Bitcoin Returns: Bitcoin has delivered astronomical returns since its inception, particularly during bull markets. For example, it reached an all-time high of nearly $64,000 in April 2021, reflecting an increase of over 6,000% since 2011. However, these gains have been accompanied by significant drawdowns.
Traditional Investments Returns: Stocks, particularly over the long term, have provided average annual returns of about 7-10%, including dividends. Bonds generally yield lower returns, while real estate can provide a combination of capital appreciation and rental income, depending on market conditions.
3. Risk Profile
The risk associated with Bitcoin and traditional investments varies significantly, influencing investor choice.

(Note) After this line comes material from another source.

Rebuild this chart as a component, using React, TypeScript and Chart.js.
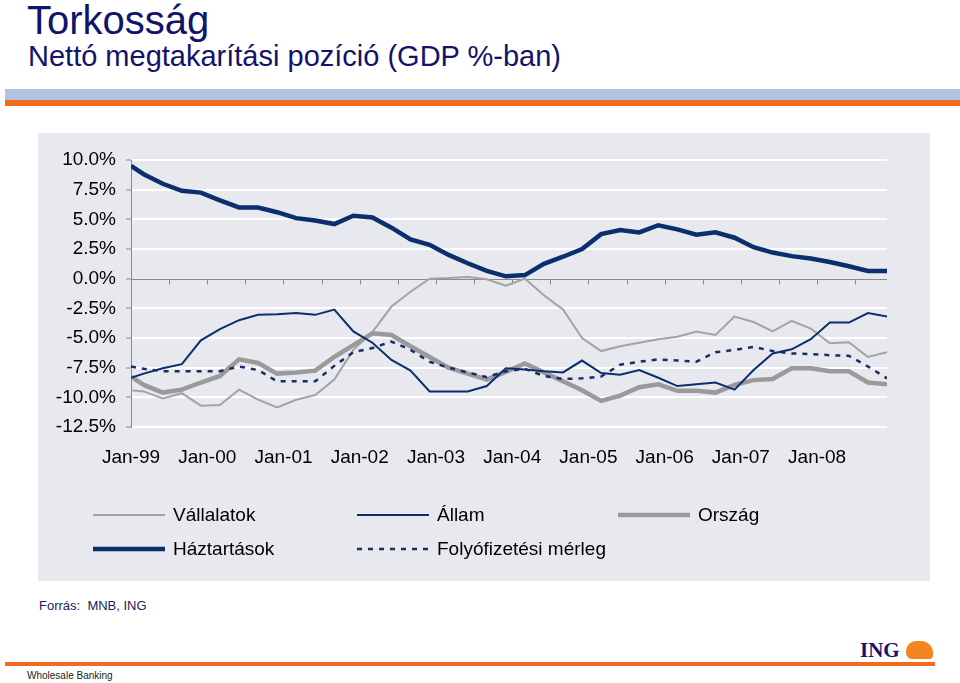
import React, { useEffect, useRef } from "react";
import { Chart, registerables } from "chart.js";

Chart.register(...registerables);

// Months since Jan-1999 for each quarterly observation
const MONTHS = [0, 2, 5, 8, 11, 14, 17, 20, 23, 26, 29, 32, 35, 38, 41, 44, 47, 50, 53, 56, 59, 62, 65, 68, 71, 74, 77, 80, 83, 86, 89, 92, 95, 98, 101, 104, 107, 110, 113, 116, 119];
const YEAR_LABELS = ["Jan-99", "Jan-00", "Jan-01", "Jan-02", "Jan-03", "Jan-04", "Jan-05", "Jan-06", "Jan-07", "Jan-08"];

const VALLALATOK = [-9.4, -9.5, -10.1, -9.65, -10.7, -10.65, -9.35, -10.2, -10.85, -10.2, -9.8, -8.5, -6.0, -4.5, -2.35, -1.1, 0.0, 0.05, 0.15, -0.05, -0.6, 0.0, -1.4, -2.6, -5.0, -6.1, -5.7, -5.4, -5.1, -4.9, -4.45, -4.75, -3.2, -3.65, -4.45, -3.55, -4.2, -5.45, -5.35, -6.6, -6.2];
const ALLAM = [-8.35, -8.0, -7.55, -7.2, -5.2, -4.25, -3.5, -3.05, -3.0, -2.9, -3.05, -2.6, -4.45, -5.4, -6.85, -7.75, -9.5, -9.5, -9.5, -9.05, -7.55, -7.65, -7.8, -7.9, -6.9, -7.95, -8.1, -7.7, -8.35, -9.05, -8.9, -8.75, -9.35, -7.7, -6.3, -5.95, -5.1, -3.7, -3.7, -2.9, -3.2];
const ORSZAG = [-8.25, -8.95, -9.6, -9.35, -8.75, -8.2, -6.8, -7.1, -8.0, -7.9, -7.75, -6.6, -5.6, -4.6, -4.75, -5.7, -6.6, -7.5, -8.0, -8.5, -7.85, -7.15, -7.9, -8.65, -9.4, -10.3, -9.85, -9.15, -8.9, -9.45, -9.45, -9.6, -8.95, -8.55, -8.45, -7.55, -7.55, -7.8, -7.8, -8.75, -8.9];
const HAZTARTASOK = [9.5, 8.8, 8.0, 7.4, 7.25, 6.6, 6.0, 6.0, 5.6, 5.1, 4.9, 4.6, 5.3, 5.15, 4.3, 3.3, 2.85, 2.0, 1.3, 0.65, 0.2, 0.3, 1.25, 1.85, 2.5, 3.75, 4.1, 3.9, 4.5, 4.15, 3.7, 3.9, 3.45, 2.65, 2.2, 1.9, 1.7, 1.4, 1.05, 0.65, 0.65];
const FOLYOFIZETESI = [-7.4, -7.6, -7.8, -7.8, -7.8, -7.8, -7.4, -7.7, -8.65, -8.65, -8.65, -7.35, -6.2, -5.85, -5.3, -6.0, -7.0, -7.5, -7.9, -8.3, -7.8, -7.6, -8.2, -8.45, -8.4, -8.25, -7.25, -7.0, -6.8, -6.9, -7.0, -6.2, -6.0, -5.75, -6.1, -6.3, -6.35, -6.45, -6.5, -7.4, -8.4];

const SERIES_NAMES = ["Vállalatok", "Állam", "Ország", "Háztartások", "Folyófizetési mérleg"];

const NAVY = "#0b2f6e";
const FONT = "'Liberation Sans', Arial, sans-serif";

const toPoints = (vals: number[]) => vals.map((v, i) => ({ x: MONTHS[i], y: v }));

// legend layout (canvas coordinates)
const LEGEND_COLS = [55, 319, 580];
const LEGEND_ROWS = [382, 416];
const LEGEND_SLOTS = [
  [0, 0],
  [1, 0],
  [2, 0],
  [0, 1],
  [1, 1],
];

const zeroAxisPlugin = {
  id: "zeroAxis",
  beforeDatasetsDraw(chart: any) {
    const { ctx, chartArea, scales } = chart;
    const x = scales.x;
    const y = scales.y;
    const y0 = Math.round(y.getPixelForValue(0)) + 0.5;
    ctx.save();
    ctx.strokeStyle = "#8a8a8a";
    ctx.lineWidth = 1;
    ctx.beginPath();
    ctx.moveTo(chartArea.left, y0);
    ctx.lineTo(chartArea.right, y0);
    for (let m = 6; m < x.max; m += 6) {
      const px = Math.round(x.getPixelForValue(m)) + 0.5;
      ctx.moveTo(px, y0);
      ctx.lineTo(px, y0 + 5);
    }
    ctx.stroke();
    ctx.restore();
  },
};

const legendPlugin = {
  id: "customLegend",
  afterDraw(chart: any) {
    const { ctx } = chart;
    ctx.save();
    chart.data.datasets.forEach((ds: any, i: number) => {
      const [c, r] = LEGEND_SLOTS[i];
      const x = LEGEND_COLS[c];
      const y = LEGEND_ROWS[r];
      ctx.strokeStyle = ds.borderColor;
      ctx.lineWidth = ds.borderWidth;
      ctx.setLineDash(ds.borderDash || []);
      ctx.lineCap = "butt";
      ctx.beginPath();
      ctx.moveTo(x, y);
      ctx.lineTo(x + 72, y);
      ctx.stroke();
      ctx.setLineDash([]);
      ctx.fillStyle = "#000";
      ctx.font = `19px ${FONT}`;
      ctx.textBaseline = "middle";
      ctx.textAlign = "left";
      ctx.fillText(ds.label, x + 80, y + 1);
    });
    ctx.restore();
  },
};

function NetSavingsChart() {
  const ref = useRef<HTMLCanvasElement | null>(null);
  useEffect(() => {
    if (!ref.current) return;
    const chart = new Chart(ref.current, {
      type: "line",
      data: {
        datasets: [
          {
            label: SERIES_NAMES[0],
            data: toPoints(VALLALATOK),
            borderColor: "#a3a3a3",
            borderWidth: 2,
            pointRadius: 0,
            tension: 0,
            order: 4,
          },
          {
            label: SERIES_NAMES[1],
            data: toPoints(ALLAM),
            borderColor: NAVY,
            borderWidth: 2,
            pointRadius: 0,
            tension: 0,
            order: 2,
          },
          {
            label: SERIES_NAMES[2],
            data: toPoints(ORSZAG),
            borderColor: "#9a9a9a",
            borderWidth: 4.5,
            pointRadius: 0,
            tension: 0,
            order: 3,
          },
          {
            label: SERIES_NAMES[3],
            data: toPoints(HAZTARTASOK),
            borderColor: NAVY,
            borderWidth: 4.5,
            pointRadius: 0,
            tension: 0,
            order: 0,
          },
          {
            label: SERIES_NAMES[4],
            data: toPoints(FOLYOFIZETESI),
            borderColor: "#1b2c66",
            borderWidth: 2.5,
            borderDash: [5, 6],
            pointRadius: 0,
            tension: 0,
            order: 1,
          },
        ] as any,
      },
      options: {
        animation: false,
        responsive: false,
        events: [],
        layout: { padding: { top: 27, right: 43, bottom: 114, left: 0 } },
        plugins: { legend: { display: false }, tooltip: { enabled: false }, title: { display: false } },
        scales: {
          x: {
            type: "linear",
            min: 0,
            max: 119,
            grid: { display: false, drawTicks: false },
            border: { display: false },
            afterFit: (s: any) => {
              s.height = 40;
            },
            ticks: {
              stepSize: 12,
              autoSkip: false,
              maxRotation: 0,
              includeBounds: false,
              padding: 19,
              color: "#000",
              font: { family: FONT, size: 19 },
              callback: (v: any) => YEAR_LABELS[Math.round(Number(v) / 12)] ?? "",
            },
          },
          y: {
            min: -12.5,
            max: 10,
            afterFit: (s: any) => {
              s.width = 93;
            },
            grid: {
              color: (c: any) => (c.tick && Math.abs(c.tick.value) < 1e-9 ? "rgba(0,0,0,0)" : "#ffffff"),
              lineWidth: 2,
              tickColor: "#8a8a8a",
              tickWidth: 1,
              tickLength: 5,
            },
            border: { display: true, color: "#8a8a8a", width: 1 },
            ticks: {
              stepSize: 2.5,
              padding: 10,
              color: "#000",
              font: { family: FONT, size: 19 },
              callback: (v: any) => Number(v).toFixed(1) + "%",
            },
          },
        },
      },
      plugins: [zeroAxisPlugin, legendPlugin],
    });
    return () => chart.destroy();
  }, []);
  return <canvas ref={ref} width={892} height={448} style={{ display: "block", width: 892, height: 448 }} />;
}

export default function App() {
  return (
    <div style={{ position: "absolute", left: 0, top: 0, width: 960, height: 683, background: "#fff", overflow: "hidden", fontFamily: FONT }}>
      <div style={{ position: "absolute", left: 27, top: 0, fontSize: 40, lineHeight: "40px", color: "#12136a", whiteSpace: "nowrap" }}>Torkosság</div>
      <div style={{ position: "absolute", left: 28, top: 42, fontSize: 29, lineHeight: "29px", color: "#12136a", whiteSpace: "nowrap" }}>
        Nettó megtakarítási pozíció (GDP %-ban)
      </div>
      <div style={{ position: "absolute", left: 5, top: 89, width: 955, height: 11, background: "#b1c3df" }} />
      <div style={{ position: "absolute", left: 5, top: 100, width: 955, height: 6, background: "#f26b21" }} />
      <div style={{ position: "absolute", left: 38, top: 133, width: 892, height: 448, background: "#e7e9ee" }}>
        <NetSavingsChart />
      </div>
      <div style={{ position: "absolute", left: 39, top: 598, fontSize: 13, lineHeight: "15px", color: "#1b1b5e", whiteSpace: "pre" }}>Forrás:  MNB, ING</div>
      <div style={{ position: "absolute", left: 860, top: 640, fontSize: 21, lineHeight: "21px", fontWeight: 700, color: "#14146a", fontFamily: "'Liberation Serif', 'DejaVu Serif', serif" }}>ING</div>
      <div style={{ position: "absolute", left: 906, top: 641, width: 27, height: 18, background: "#f5851f", borderRadius: "10px 12px 4px 6px" }} />
      <div style={{ position: "absolute", left: 5, top: 662, width: 930, height: 4, background: "#f26b21" }} />
      <div style={{ position: "absolute", left: 27, top: 670, fontSize: 10, lineHeight: "12px", color: "#222", whiteSpace: "nowrap" }}>Wholesale Banking</div>
    </div>
  );
}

Bitcoin Risk: Bitcoin is often seen as a speculative asset, with its price driven by market sentiment rather than intrinsic value. Regulatory risks, technological vulnerabilities, and the threat of cyberattacks further contribute to its risk profile.

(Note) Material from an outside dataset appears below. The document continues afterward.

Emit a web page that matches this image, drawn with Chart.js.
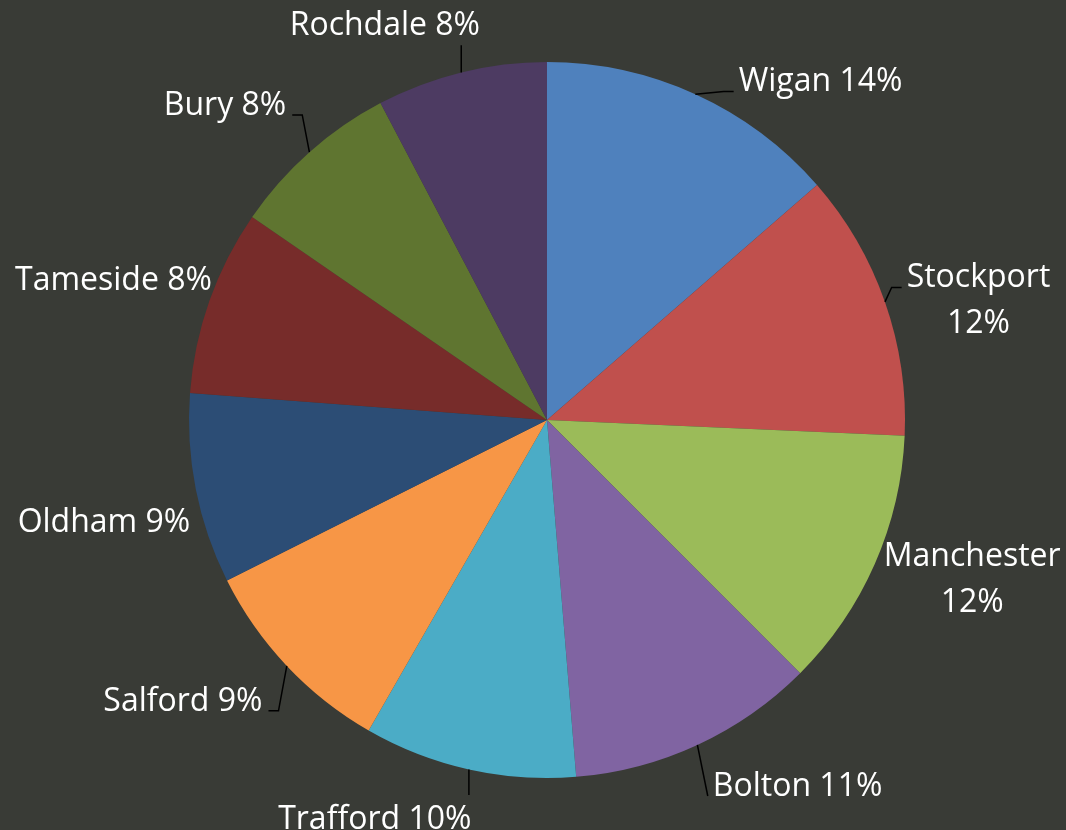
<!DOCTYPE html>
<html>
<head>
<meta charset="utf-8">
<script src="https://cdn.jsdelivr.net/npm/chart.js@4.4.0/dist/chart.umd.min.js"></script>
<style>
  html, body { margin: 0; padding: 0; background: #393b36; }
  #wrap { width: 1066px; height: 830px; }
</style>
</head>
<body>
<div id="wrap"><canvas id="boroughChart" width="1066" height="830"></canvas></div>
<script>
// ============================
// DATA
// ============================
const boroughs = ["Wigan", "Stockport", "Manchester", "Bolton", "Trafford",
                  "Salford", "Oldham", "Tameside", "Bury", "Rochdale"];
const shares = [13.6, 12.1, 11.8, 11.2, 9.6, 9.3, 8.6, 8.4, 7.7, 7.7];   // % of total

const sliceColors = ["#4f81bd", "#c0504d", "#9bbb59", "#8064a2", "#4bacc6",
                     "#f79646", "#2c4d75", "#772c2a", "#5f7530", "#4d3b62"];

// labels were dragged around in the original, so nudge them (px)
const labelNudge = [[103, 35], [12, 26], [4, -27], [77, -10], [-85, 8],
                    [-50, -17], [0, 14], [2, 13], [-46, -5], [-66, -6]];

const FONT_SIZE = 32;
const CAP = 22;        // cap height of the label font
const LINE_GAP = 46;   // distance between baselines of wrapped labels
const GAP = 6;

// ============================
// OUTSIDE LABELS + LEADER LINES
// ============================
const pieLabels = {
    id: "pieLabels",
    afterDatasetsDraw(chart) {
        const ctx = chart.ctx;
        const arcs = chart.getDatasetMeta(0).data;
        ctx.save();
        ctx.font = FONT_SIZE + "px 'Open Sans'";
        ctx.textAlign = "center";
        ctx.textBaseline = "alphabetic";

        arcs.forEach((arc, i) => {
            const { x, y, startAngle, endAngle, outerRadius } =
                arc.getProps(["x", "y", "startAngle", "endAngle", "outerRadius"], true);
            const mid = (startAngle + endAngle) / 2;
            const dx = Math.cos(mid), dy = Math.sin(mid);
            const pct = Math.round(shares[i]) + "%";

            const place = lines => {
                const w = Math.max(...lines.map(l => ctx.measureText(l).width));
                const h = CAP + (lines.length - 1) * LINE_GAP + 8;
                const ext = Math.abs(dx) * w / 2 + Math.abs(dy) * h / 2;
                const d = outerRadius + GAP + ext;
                return { lines, w, h,
                         cx: x + dx * d + labelNudge[i][0],
                         cy: y + dy * d + labelNudge[i][1] };
            };

            let lab = place([boroughs[i] + " " + pct]);
            if (lab.cx + lab.w / 2 > chart.width || lab.cx - lab.w / 2 < 0) {
                lab = place([boroughs[i], pct]);   // wrap like Excel does
            }

            const blockH = CAP + (lab.lines.length - 1) * LINE_GAP;
            const base1 = lab.cy - blockH / 2 + CAP;

            // leader line
            const P = { x: x + dx * outerRadius, y: y + dy * outerRadius };
            const x0 = lab.cx - lab.w / 2, x1 = lab.cx + lab.w / 2;
            const top = lab.cy - lab.h / 2, bot = lab.cy + lab.h / 2;
            const ddx = Math.max(x0 - P.x, 0, P.x - x1);
            const ddy = Math.max(top - P.y, 0, P.y - bot);
            if (Math.hypot(ddx, ddy) > 19) {
                ctx.strokeStyle = "#000";
                ctx.lineWidth = 1.5;
                ctx.beginPath();
                ctx.moveTo(P.x, P.y);
                if (P.x >= x0 - 10 && P.x <= x1 + 10) {
                    ctx.lineTo(P.x, P.y < top ? top - 8 : bot + 6);
                } else if (P.x < x0) {
                    if (x0 - 15 > P.x + 3) ctx.lineTo(x0 - 15, base1);
                    ctx.lineTo(x0 - 5, base1);
                } else {
                    ctx.lineTo(x1 + 16, base1);
                    ctx.lineTo(x1 + 6, base1);
                }
                ctx.stroke();
            }

            ctx.fillStyle = "#ffffff";
            lab.lines.forEach((l, k) => ctx.fillText(l, lab.cx, base1 + k * LINE_GAP));
        });
        ctx.restore();
    }
};

// ============================
// PIE CHART
// ============================
const ctx = document.getElementById("boroughChart").getContext("2d");
new Chart(ctx, {
    type: "pie",
    data: {
        labels: boroughs,
        datasets: [{
            data: shares,
            backgroundColor: sliceColors,
            borderWidth: 0
        }]
    },
    options: {
        responsive: false,
        animation: false,
        layout: { padding: { top: 62, bottom: 52, left: 189, right: 161 } },
        plugins: {
            legend: { display: false },
            tooltip: { enabled: false }
        }
    },
    plugins: [pieLabels]
});
</script>
</body>
</html>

Traditional Investments Risk: Traditional asset classes are generally viewed as safer investments, particularly for long-term investors. Stocks, while subject to market fluctuations, benefit from established valuation metrics. Bonds offer lower risk and provide income, albeit with lower returns.
4. Liquidity
Liquidity refers to the ease with which an asset can be bought or sold in the market without affecting its price.
Bitcoin Liquidity: Bitcoin is generally considered a highly liquid asset, with many exchanges facilitating quick buy and sell transactions. However, liquidity can vary depending on market conditions and the specific exchange being used.
Traditional Investments Liquidity: Stocks and ETFs are typically very liquid, with well-established markets and trading hours. Real estate, on the other hand, is less liquid due to the nature of property transactions, which can take time to execute.
5. Regulatory Considerations
Regulation plays a crucial role in shaping the investment landscape for both Bitcoin and traditional investments.
Bitcoin Regulation: The regulatory environment for Bitcoin remains uncertain in many jurisdictions, leading to varying degrees of acceptance and legality. Some countries have embraced Bitcoin, while others have introduced strict regulations or outright bans.
Traditional Investments Regulation: Traditional financial markets are subject to extensive regulatory oversight, providing investors with protections against fraud and manipulation. Entities like the Securities and Exchange Commission (SEC) in the U.S. enforce rules to promote transparency and fair practices.
6. Accessibility and Adoption
Accessibility and adoption levels also differ significantly between Bitcoin and traditional investments.
Bitcoin Accessibility: The barriers to entry for investing in Bitcoin are relatively low, as individuals can purchase fractions of a Bitcoin. This accessibility has led to a growing number of retail investors entering the cryptocurrency market.
Traditional Investments Accessibility: While traditional investments also have accessible platforms for retail investors (e.g., online brokers), some investments like real estate can require substantial capital to enter.
Conclusion
In summary, the choice between Bitcoin and traditional investments depends on various factors, including individual risk tolerance, investment goals, and market outlook. Bitcoin offers the potential for high returns but comes with significant volatility and regulatory uncertainty. In contrast, traditional investments provide a more stable and regulated environment, appealing to risk-averse investors seeking consistent returns.
As the financial landscape continues to evolve, both Bitcoin and traditional investments will undoubtedly play crucial roles in the future of investing. Education and research are key for investors making decisions in this rapidly changing environment, and it is essential to understand the unique characteristics of each asset class before making investment choices. Ultimately, a diversified portfolio that includes a mix of assets may provide the best strategy for navigating the complexities of today's financial world.